The clustering module

The clustering module contains the Clustering class.

Density-based clustering algorithms are implemented as methods of this class.

class clustering.Clustering(coordinates=None, distances=None, maxk=None, verbose=False, n_jobs=2)[source]

Perform clustering using various density-based clustering algorithms.

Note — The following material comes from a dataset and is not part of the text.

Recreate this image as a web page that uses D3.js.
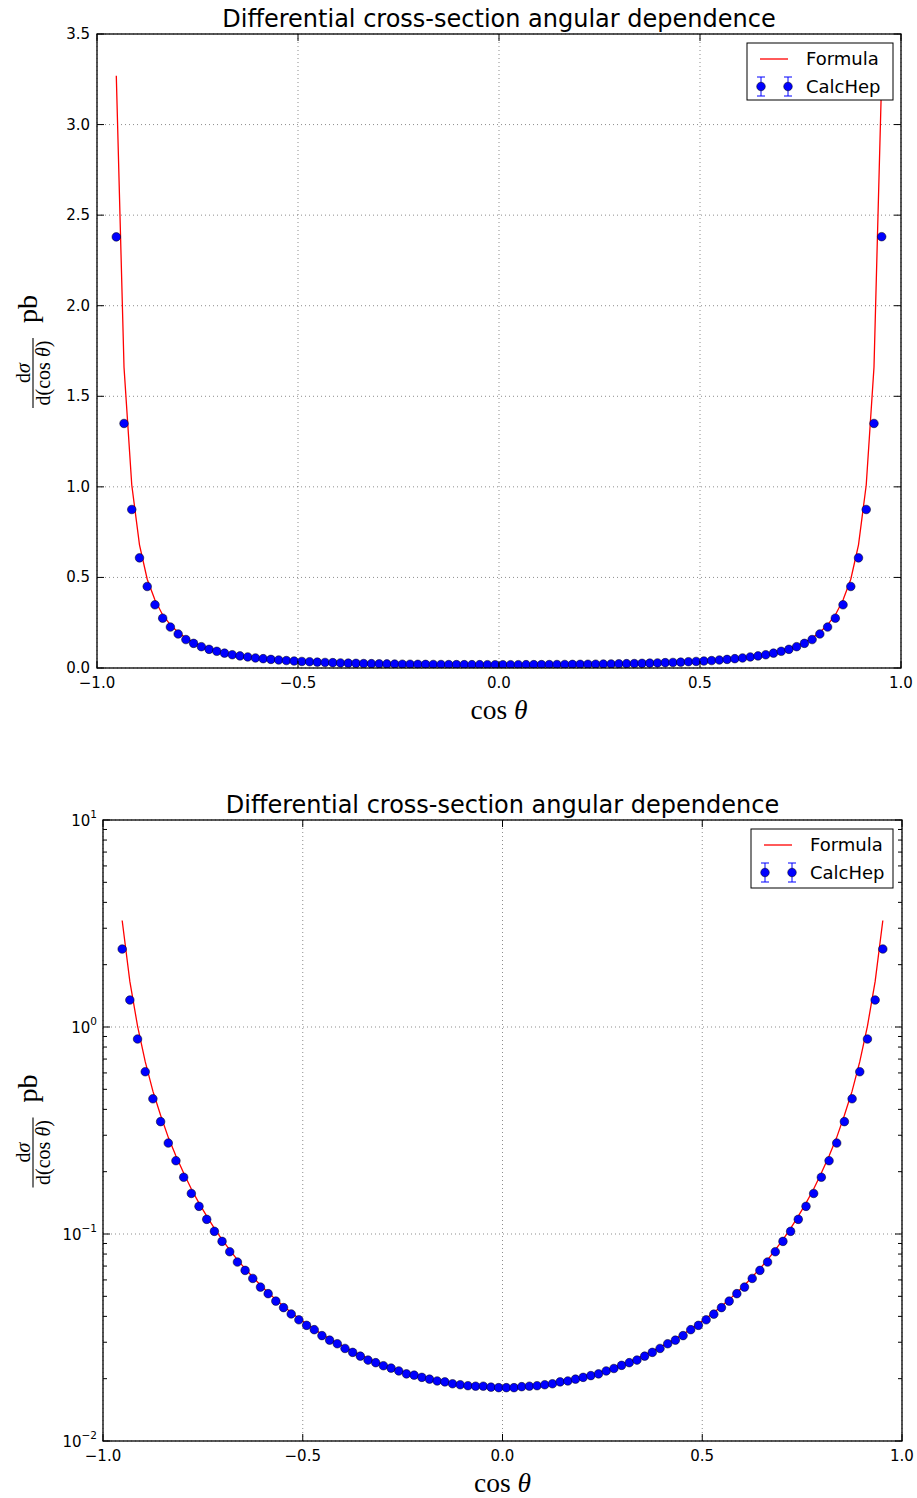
<!DOCTYPE html>
<html><head><meta charset="utf-8">
<script src="https://cdn.jsdelivr.net/npm/d3@7"></script>
<style>body{margin:0;background:#fff}svg{display:block}</style>
</head><body>
<svg id="chart" width="917" height="1498"></svg>
<script>
// ---------------- data ----------------
const cosTheta = [
 -0.952,-0.9328,-0.9135,-0.8943,-0.8751,-0.8558,-0.8366,-0.8174,-0.7981,-0.7789,
 -0.7597,-0.7404,-0.7212,-0.7020,-0.6828,-0.6635,-0.6443,-0.6251,-0.6058,-0.5866,
 -0.5674,-0.5481,-0.5289,-0.5097,-0.4904,-0.4712,-0.4520,-0.4327,-0.4135,-0.3943,
 -0.3750,-0.3558,-0.3366,-0.3173,-0.2981,-0.2789,-0.2596,-0.2404,-0.2212,-0.2019,
 -0.1827,-0.1635,-0.1442,-0.1250,-0.1058,-0.0865,-0.0673,-0.0481,-0.0288,-0.0096,
  0.0096, 0.0288, 0.0481, 0.0673, 0.0865, 0.1058, 0.1250, 0.1442, 0.1635, 0.1827,
  0.2019, 0.2212, 0.2404, 0.2596, 0.2789, 0.2981, 0.3173, 0.3366, 0.3558, 0.3750,
  0.3943, 0.4135, 0.4327, 0.4520, 0.4712, 0.4904, 0.5097, 0.5289, 0.5481, 0.5674,
  0.5866, 0.6058, 0.6251, 0.6443, 0.6635, 0.6828, 0.7020, 0.7212, 0.7404, 0.7597,
  0.7789, 0.7981, 0.8174, 0.8366, 0.8558, 0.8751, 0.8943, 0.9135, 0.9328, 0.952];

const calcHep = [
 2.38,1.35,0.875,0.608,0.450,0.349,0.275,0.226,0.188,0.157,
 0.136,0.1177,0.1030,0.0921,0.0821,0.0732,0.0667,0.0610,0.0554,0.0515,
 0.0474,0.0441,0.0411,0.0385,0.0362,0.0345,0.0323,0.0307,0.0295,0.0280,
 0.0268,0.0257,0.0246,0.0239,0.0231,0.0225,0.0218,0.0211,0.0208,0.0203,
 0.0199,0.0195,0.0193,0.0189,0.0187,0.0185,0.0184,0.0184,0.0182,0.0181,
 0.0181,0.0181,0.0183,0.0184,0.0185,0.0187,0.0189,0.0193,0.0195,0.0199,
 0.0203,0.0207,0.0211,0.0218,0.0224,0.0232,0.0239,0.0246,0.0257,0.0268,
 0.0280,0.0295,0.0307,0.0323,0.0345,0.0362,0.0385,0.0410,0.0441,0.0474,
 0.0515,0.0554,0.0610,0.0667,0.0732,0.0821,0.0921,0.1030,0.1177,0.136,
 0.157,0.188,0.226,0.275,0.349,0.450,0.608,0.875,1.350,2.381];

const formula = [
 3.27,1.66,1.01,0.68,0.49,0.375,0.293,0.238,0.197,0.165,
 0.141,0.122,0.1065,0.0940,0.0838,0.0750,0.0680,0.0620,0.0566,0.0522,
 0.0482,0.0448,0.0418,0.0391,0.0368,0.0347,0.0328,0.0312,0.0297,0.0284,
 0.0272,0.0261,0.0251,0.0242,0.0234,0.0227,0.0220,0.0214,0.0209,0.0204,
 0.0200,0.0196,0.0193,0.0190,0.0188,0.0186,0.0184,0.0183,0.0182,0.0182,
 0.0182,0.0182,0.0183,0.0184,0.0186,0.0188,0.0190,0.0193,0.0196,0.0200,
 0.0204,0.0209,0.0214,0.0220,0.0227,0.0234,0.0242,0.0251,0.0261,0.0272,
 0.0284,0.0297,0.0312,0.0328,0.0347,0.0368,0.0391,0.0418,0.0448,0.0482,
 0.0522,0.0566,0.0620,0.0680,0.0750,0.0838,0.0940,0.1065,0.122,0.141,
 0.165,0.197,0.238,0.293,0.375,0.49,0.68,1.01,1.66,3.27];

const xTicks = [-1.0,-0.5,0.0,0.5,1.0];
const yTicksLinear = [0.0,0.5,1.0,1.5,2.0,2.5,3.0,3.5];
const yTicksLog = [0.01,0.1,1,10];
const yMinorLog = [0.02,0.03,0.04,0.05,0.06,0.07,0.08,0.09,0.2,0.3,0.4,0.5,0.6,0.7,0.8,0.9,2,3,4,5,6,7,8,9];
const titleText = "Differential cross-section angular dependence";
const seriesNames = ["Formula","CalcHep"];

// ---------------- drawing ----------------
const svg = d3.select("#chart");
const SANS = "'DejaVu Sans', sans-serif";
const SERIF = "'Liberation Serif', 'DejaVu Serif', serif";
const tickFont = 15;

function panel(cfg){
  const g = svg.append("g");
  const x = d3.scaleLinear().domain([-1,1]).range([cfg.left,cfg.right]);
  const y = cfg.log
    ? d3.scaleLog().domain([0.01,10]).range([cfg.bottom,cfg.top])
    : d3.scaleLinear().domain([0,3.5]).range([cfg.bottom,cfg.top]);
  const yT = cfg.log ? yTicksLog : yTicksLinear;

  // grid
  const grid = g.append("g").attr("stroke","#000").attr("stroke-width",0.6)
     .attr("stroke-dasharray","1,3").attr("opacity",0.75);
  xTicks.forEach(v=>grid.append("line").attr("x1",x(v)).attr("x2",x(v)).attr("y1",cfg.top).attr("y2",cfg.bottom));
  yT.forEach(v=>grid.append("line").attr("x1",cfg.left).attr("x2",cfg.right).attr("y1",y(v)).attr("y2",y(v)));

  // data
  const clipId = "clip"+cfg.id;
  svg.append("clipPath").attr("id",clipId).append("rect")
     .attr("x",cfg.left).attr("y",cfg.top).attr("width",cfg.right-cfg.left).attr("height",cfg.bottom-cfg.top);
  const dg = g.append("g").attr("clip-path",`url(#${clipId})`);
  const line = d3.line().x((d,i)=>x(cosTheta[i])).y(d=>y(d));
  dg.append("path").datum(formula).attr("d",line).attr("fill","none")
     .attr("stroke","#ff0000").attr("stroke-width",1.3);
  dg.selectAll("circle").data(calcHep).enter().append("circle")
     .attr("cx",(d,i)=>x(cosTheta[i])).attr("cy",d=>y(d)).attr("r",4.3)
     .attr("fill","#0000ff").attr("stroke","#000").attr("stroke-width",0.5);

  // ticks (inward, all four sides)
  const tk = g.append("g").attr("stroke","#000").attr("stroke-width",1);
  xTicks.forEach(v=>{
    tk.append("line").attr("x1",x(v)).attr("x2",x(v)).attr("y1",cfg.bottom).attr("y2",cfg.bottom-7);
    tk.append("line").attr("x1",x(v)).attr("x2",x(v)).attr("y1",cfg.top).attr("y2",cfg.top+7);
  });
  yT.forEach(v=>{
    tk.append("line").attr("x1",cfg.left).attr("x2",cfg.left+7).attr("y1",y(v)).attr("y2",y(v));
    tk.append("line").attr("x1",cfg.right).attr("x2",cfg.right-7).attr("y1",y(v)).attr("y2",y(v));
  });
  if(cfg.log){
    yMinorLog.forEach(v=>{
      tk.append("line").attr("x1",cfg.left).attr("x2",cfg.left+4).attr("y1",y(v)).attr("y2",y(v));
      tk.append("line").attr("x1",cfg.right).attr("x2",cfg.right-4).attr("y1",y(v)).attr("y2",y(v));
    });
  }

  // frame
  g.append("rect").attr("x",cfg.left).attr("y",cfg.top).attr("width",cfg.right-cfg.left)
   .attr("height",cfg.bottom-cfg.top).attr("fill","none").attr("stroke","#000").attr("stroke-width",1.3);

  // tick labels
  const fmt = d3.format(".1f");
  xTicks.forEach(v=>{
    g.append("text").attr("x",x(v)).attr("y",cfg.bottom+20).attr("text-anchor","middle")
     .style("font-family",SANS).style("font-size",tickFont+"px").text(fmt(v));
  });
  yT.forEach(v=>{
    if(cfg.log){
      const e = Math.round(Math.log10(v));
      const t = g.append("text").attr("x",cfg.left-6).attr("y",y(v)+6).attr("text-anchor","end")
        .style("font-family",SANS).style("font-size",tickFont+"px");
      t.append("tspan").text("10");
      t.append("tspan").attr("dy",-8).style("font-size","10.5px").text(d3.format("d")(e));
    } else {
      g.append("text").attr("x",cfg.left-7).attr("y",y(v)).attr("dy","0.33em").attr("text-anchor","end")
       .style("font-family",SANS).style("font-size",tickFont+"px").text(fmt(v));
    }
  });

  // title
  g.append("text").attr("x",(cfg.left+cfg.right)/2).attr("y",cfg.top-7).attr("text-anchor","middle")
   .style("font-family",SANS).style("font-size","24px").text(titleText);

  // x label
  const xl = g.append("text").attr("x",(cfg.left+cfg.right)/2).attr("y",cfg.bottom+51)
    .attr("text-anchor","middle").style("font-family",SERIF).style("font-size","27.5px");
  xl.append("tspan").text("cos ");
  xl.append("tspan").style("font-style","italic").text("θ");

  // y label (rotated fraction + pb)
  const cy = (cfg.top+cfg.bottom)/2 + 57;
  const yl = g.append("g").attr("transform",`translate(33,${cy}) rotate(-90)`);
  yl.append("line").attr("x1",0).attr("x2",70).attr("y1",0).attr("y2",0).attr("stroke","#000").attr("stroke-width",1.1);
  const num = yl.append("text").attr("x",35).attr("y",-3).attr("text-anchor","middle")
    .style("font-family",SERIF).style("font-size","20px");
  num.append("tspan").text("d");
  num.append("tspan").style("font-style","italic").text("σ");
  const den = yl.append("text").attr("x",35).attr("y",17).attr("text-anchor","middle")
    .style("font-family",SERIF).style("font-size","20px");
  den.append("tspan").text("d(cos ");
  den.append("tspan").style("font-style","italic").text("θ");
  den.append("tspan").text(")");
  yl.append("text").attr("x",85).attr("y",4).style("font-family",SERIF).style("font-size","28px").text("pb");

  // legend
  const L = cfg.legend;
  const lg = g.append("g");
  lg.append("rect").attr("x",L.x).attr("y",L.y).attr("width",L.w).attr("height",L.h)
    .attr("fill","#fff").attr("stroke","#000").attr("stroke-width",1);
  const r1 = L.y+16, r2 = L.y+43.5;
  lg.append("line").attr("x1",L.x+13).attr("x2",L.x+41).attr("y1",r1).attr("y2",r1)
    .attr("stroke","#ff0000").attr("stroke-width",1.3);
  [L.x+14, L.x+41].forEach(mx=>{
    lg.append("line").attr("x1",mx).attr("x2",mx).attr("y1",r2-9.5).attr("y2",r2+9.5).attr("stroke","#0000ff").attr("stroke-width",1);
    lg.append("line").attr("x1",mx-4).attr("x2",mx+4).attr("y1",r2-9.5).attr("y2",r2-9.5).attr("stroke","#0000ff").attr("stroke-width",1);
    lg.append("line").attr("x1",mx-4).attr("x2",mx+4).attr("y1",r2+9.5).attr("y2",r2+9.5).attr("stroke","#0000ff").attr("stroke-width",1);
    lg.append("circle").attr("cx",mx).attr("cy",r2).attr("r",4.3).attr("fill","#0000ff").attr("stroke","#000").attr("stroke-width",0.5);
  });
  [r1,r2].forEach((ry,i)=>{
    lg.append("text").attr("x",L.x+59).attr("y",ry).attr("dy","0.36em")
      .style("font-family",SANS).style("font-size","18px").text(seriesNames[i]);
  });
}

panel({id:"a",left:97,right:901,top:34,bottom:668,log:false,legend:{x:747,y:43,w:146,h:57}});
panel({id:"b",left:103,right:902,top:820,bottom:1441,log:true,legend:{x:751,y:829,w:142,h:59}});
</script>
</body></html>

Inherits from the DensityEstimation class.

N_clusters

Number of clusters found

Type:: int

cluster_assignment

A list of length N containing the cluster assignment of each point as an integer from 0 to N_clusters-1.

Type:: list(int)

cluster_centers

Indices of the centroids of each cluster (density peak)

Type:: list(int)

cluster_indices

A list of lists. Each sublist contains the indices belonging to the corresponding cluster.

Type:: list(list(int))

log_den_bord

A matrix of dimensions N_clusters x N_clusters containing the estimated log density of the saddle point between each couple of peaks.

Type:: np.ndarray(float)

log_den_bord_err

A matrix of dimensions N_clusters x N_clusters containing the estimated error on the log density of the saddle point between each couple of peaks.

Type:: np.ndarray(float)

bord_indices

A matrix of dimensions N_clusters x N_clusters containing the indices of the saddle point between each couple of peaks.

Type:: np.ndarray(float)

compute_DecGraph()[source]: Compute the decision graph.

compute_clustering_ADP(Z=1.65, halo=False, v2=False)[source]

Compute clustering according to the algorithm DPA.

The only free parameter is the merging factor Z, which controls how the different density peaks are merged together. The higher the Z, the more aggressive the merging, the smaller the number of clusters. The calculation is optimized though cython

Parameters:

Z (float) – merging parameter
halo (bool) – compute (or not) the halo points

Returns:

cluster_assignment (np.ndarray(int)) – assignment of points to specific clusters

References

d’Errico, E. Facco, A. Laio, A. Rodriguez, Automatic topography of high-dimensional data sets by
non-parametric density peak clustering, Information Sciences 560 (2021) 476–492

compute_clustering_ADP_pure_python(Z=1.65, halo=False, v2=False)[source]: Compute ADP clustering, but without the cython optimization.

compute_clustering_DP(dens_cut=0.0, delta_cut=0.0, halo=False)[source]

Compute clustering using the Density Peak algorithm.

Parameters:

dens_cut (float) – cutoff on density values
delta_cut (float) – cutoff on distance values
halo (bool) – use or not halo points

Returns:

cluster_assignment (np.ndarray(int)) – assignment of points to specific clusters

References

A. Rodriguez, A. Laio, Clustering by fast search and find of density peaks, Science 344 (6191) (2014) 1492–1496.